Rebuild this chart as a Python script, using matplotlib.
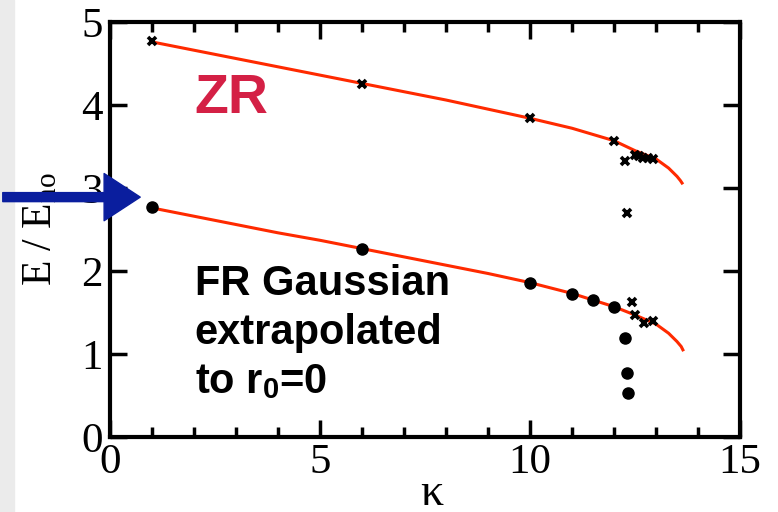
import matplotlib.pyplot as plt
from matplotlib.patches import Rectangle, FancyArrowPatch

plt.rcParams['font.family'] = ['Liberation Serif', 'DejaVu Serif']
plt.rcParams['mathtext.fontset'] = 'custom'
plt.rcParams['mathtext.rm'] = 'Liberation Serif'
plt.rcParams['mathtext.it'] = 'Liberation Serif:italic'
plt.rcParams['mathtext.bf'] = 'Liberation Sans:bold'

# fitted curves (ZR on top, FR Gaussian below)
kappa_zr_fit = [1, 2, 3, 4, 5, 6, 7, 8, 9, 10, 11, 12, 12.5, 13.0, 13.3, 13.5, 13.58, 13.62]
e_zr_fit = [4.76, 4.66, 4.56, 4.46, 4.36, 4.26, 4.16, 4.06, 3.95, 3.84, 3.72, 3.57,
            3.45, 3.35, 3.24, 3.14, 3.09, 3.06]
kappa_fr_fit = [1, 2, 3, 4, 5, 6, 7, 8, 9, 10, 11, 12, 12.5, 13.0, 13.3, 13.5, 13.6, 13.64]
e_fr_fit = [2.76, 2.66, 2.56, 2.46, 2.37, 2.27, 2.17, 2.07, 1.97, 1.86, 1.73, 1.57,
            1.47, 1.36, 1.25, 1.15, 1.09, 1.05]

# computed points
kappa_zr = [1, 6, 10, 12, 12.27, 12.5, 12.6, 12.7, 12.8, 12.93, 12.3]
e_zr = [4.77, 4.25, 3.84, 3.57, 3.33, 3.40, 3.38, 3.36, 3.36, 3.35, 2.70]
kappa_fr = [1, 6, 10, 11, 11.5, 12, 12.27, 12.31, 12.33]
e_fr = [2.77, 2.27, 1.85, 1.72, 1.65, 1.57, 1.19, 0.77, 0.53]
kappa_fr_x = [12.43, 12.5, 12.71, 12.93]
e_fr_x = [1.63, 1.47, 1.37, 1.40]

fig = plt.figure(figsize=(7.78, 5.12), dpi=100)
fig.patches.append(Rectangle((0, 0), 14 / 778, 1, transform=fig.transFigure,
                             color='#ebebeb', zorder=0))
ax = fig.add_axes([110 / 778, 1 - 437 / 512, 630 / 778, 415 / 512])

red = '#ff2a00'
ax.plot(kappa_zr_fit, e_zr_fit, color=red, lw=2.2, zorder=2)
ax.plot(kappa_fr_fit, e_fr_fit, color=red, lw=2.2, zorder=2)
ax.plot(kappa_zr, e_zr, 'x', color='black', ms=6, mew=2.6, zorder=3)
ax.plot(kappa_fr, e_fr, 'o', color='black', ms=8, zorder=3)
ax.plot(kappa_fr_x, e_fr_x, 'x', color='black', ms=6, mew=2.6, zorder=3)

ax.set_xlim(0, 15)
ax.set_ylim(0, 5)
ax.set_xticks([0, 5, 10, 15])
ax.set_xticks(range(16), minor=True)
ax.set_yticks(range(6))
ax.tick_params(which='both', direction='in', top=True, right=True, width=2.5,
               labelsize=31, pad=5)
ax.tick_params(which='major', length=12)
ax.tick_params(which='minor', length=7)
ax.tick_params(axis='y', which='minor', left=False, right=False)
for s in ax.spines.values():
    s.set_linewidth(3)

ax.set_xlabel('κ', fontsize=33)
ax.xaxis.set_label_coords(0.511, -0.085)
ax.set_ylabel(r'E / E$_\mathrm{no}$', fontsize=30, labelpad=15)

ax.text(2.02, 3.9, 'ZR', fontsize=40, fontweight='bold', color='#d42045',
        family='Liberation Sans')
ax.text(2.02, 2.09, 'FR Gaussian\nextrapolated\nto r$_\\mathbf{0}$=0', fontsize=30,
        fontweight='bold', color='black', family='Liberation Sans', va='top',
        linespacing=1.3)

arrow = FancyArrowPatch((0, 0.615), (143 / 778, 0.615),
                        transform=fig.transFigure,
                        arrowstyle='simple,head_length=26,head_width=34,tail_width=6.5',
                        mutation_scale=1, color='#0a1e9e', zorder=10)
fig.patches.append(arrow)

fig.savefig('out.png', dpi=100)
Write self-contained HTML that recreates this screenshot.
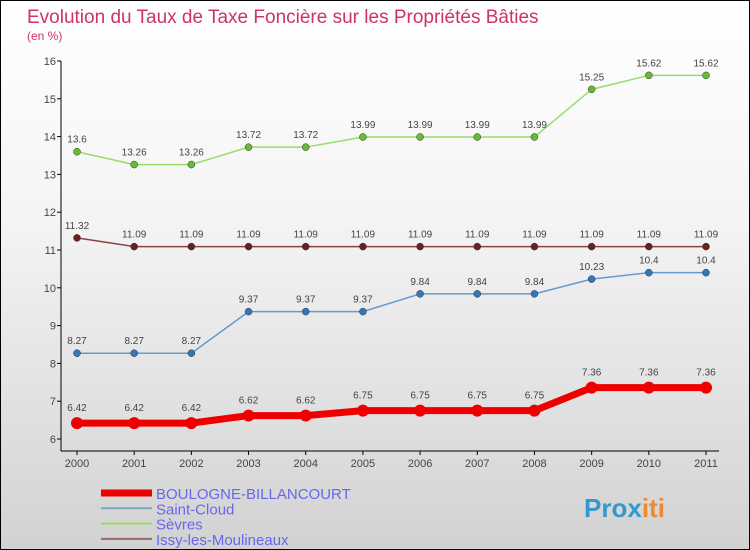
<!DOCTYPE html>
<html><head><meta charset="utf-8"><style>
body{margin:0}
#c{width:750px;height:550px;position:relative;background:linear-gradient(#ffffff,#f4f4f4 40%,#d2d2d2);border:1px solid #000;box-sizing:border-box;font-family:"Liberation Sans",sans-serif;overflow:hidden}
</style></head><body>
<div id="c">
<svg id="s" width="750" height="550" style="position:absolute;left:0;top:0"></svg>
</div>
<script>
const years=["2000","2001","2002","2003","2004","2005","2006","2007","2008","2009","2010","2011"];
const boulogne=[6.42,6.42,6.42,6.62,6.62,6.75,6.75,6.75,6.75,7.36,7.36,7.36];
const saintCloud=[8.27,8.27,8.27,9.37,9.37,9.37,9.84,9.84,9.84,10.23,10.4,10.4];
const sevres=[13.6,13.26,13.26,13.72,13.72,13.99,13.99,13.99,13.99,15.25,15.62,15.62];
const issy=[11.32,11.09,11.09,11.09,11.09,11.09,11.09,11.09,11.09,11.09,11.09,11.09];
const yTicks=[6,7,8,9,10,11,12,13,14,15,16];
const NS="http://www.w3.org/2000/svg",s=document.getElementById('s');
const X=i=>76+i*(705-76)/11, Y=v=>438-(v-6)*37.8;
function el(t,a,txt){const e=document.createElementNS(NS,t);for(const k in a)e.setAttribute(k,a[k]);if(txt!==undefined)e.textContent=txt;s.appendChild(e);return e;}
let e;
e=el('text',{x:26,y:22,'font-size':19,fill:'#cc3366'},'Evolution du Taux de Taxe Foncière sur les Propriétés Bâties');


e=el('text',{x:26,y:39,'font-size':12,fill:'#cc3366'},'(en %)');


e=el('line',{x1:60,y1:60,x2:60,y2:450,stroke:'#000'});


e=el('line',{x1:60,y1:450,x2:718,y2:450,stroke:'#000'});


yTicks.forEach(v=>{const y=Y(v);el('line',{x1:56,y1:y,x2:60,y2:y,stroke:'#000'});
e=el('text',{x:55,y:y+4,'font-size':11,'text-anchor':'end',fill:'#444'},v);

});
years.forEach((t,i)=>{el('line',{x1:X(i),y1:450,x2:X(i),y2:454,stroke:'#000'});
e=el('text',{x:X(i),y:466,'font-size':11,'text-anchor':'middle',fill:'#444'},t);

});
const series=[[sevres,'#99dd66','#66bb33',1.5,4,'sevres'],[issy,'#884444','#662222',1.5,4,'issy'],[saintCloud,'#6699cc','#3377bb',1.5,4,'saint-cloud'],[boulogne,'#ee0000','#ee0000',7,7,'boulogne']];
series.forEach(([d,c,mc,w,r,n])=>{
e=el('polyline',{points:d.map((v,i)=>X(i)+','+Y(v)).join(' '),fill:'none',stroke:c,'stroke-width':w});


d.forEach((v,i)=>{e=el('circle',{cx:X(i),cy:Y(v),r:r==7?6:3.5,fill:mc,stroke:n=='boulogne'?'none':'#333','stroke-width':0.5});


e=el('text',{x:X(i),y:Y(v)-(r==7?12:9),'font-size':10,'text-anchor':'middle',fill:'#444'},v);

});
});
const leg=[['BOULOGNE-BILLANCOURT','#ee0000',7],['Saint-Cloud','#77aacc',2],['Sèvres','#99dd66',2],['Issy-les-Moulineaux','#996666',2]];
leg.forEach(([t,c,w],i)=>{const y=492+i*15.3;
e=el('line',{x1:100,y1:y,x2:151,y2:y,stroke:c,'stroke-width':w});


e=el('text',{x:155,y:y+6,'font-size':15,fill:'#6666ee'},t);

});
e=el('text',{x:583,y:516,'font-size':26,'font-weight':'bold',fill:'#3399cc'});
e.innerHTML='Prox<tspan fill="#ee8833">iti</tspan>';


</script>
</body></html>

▸ Task objective
With the pictures left out, restate word for word every line of the data above, from the first down to the line that contains "from matplotlib.patches import".

▸ Written solution
Rebuild this chart as a Python script, using matplotlib.
import matplotlib.pyplot as plt
from matplotlib.patches import Rectangle, FancyArrowPatch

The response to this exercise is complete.